A new feature

In a shameless knock-off of the Pyromaniacs' practice of providing a weekly dose of Spurgeon, here we start a new feature: Presbyterian Profundity, featuring quotations from a bunch of old, dead guys who lived, to quote Spinal Tap on Stonehenge, hundreds of years before the beginning of history.

First out of the blocks is B B Warfield.  There is fine picture of him as a young man which owned by the PCA Historical Center, fronting their webpage,which is, by the way, an excellent source for information and documents not just on the PCA but on American confessional Presbyterianism in general.

Here is what he has to say about worldliness in his essay `New Testament Puritanism' in Faith and Life:

We see, then, that the Apostle's urgency here [2 Cor. 6:11 - 7:1] is against not association with the world, but compromise with the worldly. Compromise! In that one word is expressed a very large part of a Christian's danger in the world. We see it on all sides of us and in every sphere of life. We must be all things to all men, we say, perverting the Apostle's prescription for a working ministry; for there was one thing he would on no account and in no way have us be, even that we may, as we foolishly fancy, win the more; and that is, evil. From evil in all its forms and in all its manifestations he would have us absolutely to separate ourselves; the unclean thing is the thing he would in no circumstances have us handle. Associate with the world, yes! There is no man in it so vile that he has not claims upon us for our association and for our aid. But adopt the standards of the world? No! Not in the least particular.
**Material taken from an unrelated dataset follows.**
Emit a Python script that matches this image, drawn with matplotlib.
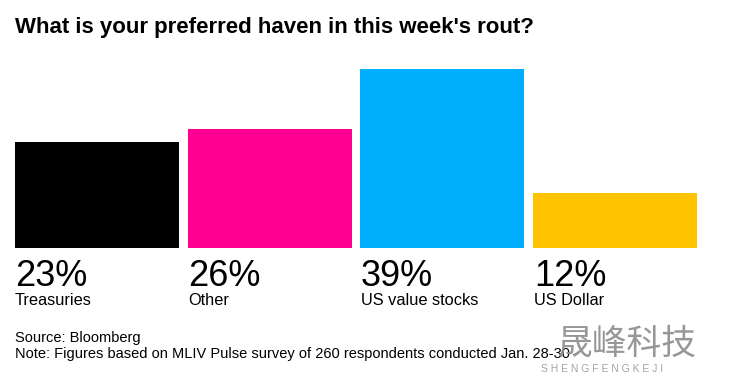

Here our motto must be and that unfailingly: No compromise!

The very thing which the Apostle here presses upon our apprehension is the absolute conflict between the standards of the world and the standards of Christians; and the precise thing which he requires of us is that in our association with the world we shall not take on our necks the alien yoke of an unbeliever's point of view, of an unbeliever's judgment of things, of an unbeliever's estimate of the right and wrong, the proper and improper. In all our association with unbelievers, we, as Christian men, are to furnish the standard; and we are to stand by our Christian standard, in the smallest particular, unswervingly. Any departure from that standard, however small or however desirable it may seem, is treason to our Christianity. We must not, in any case, take the alien yoke of an unbeliever's scheme of life upon our necks.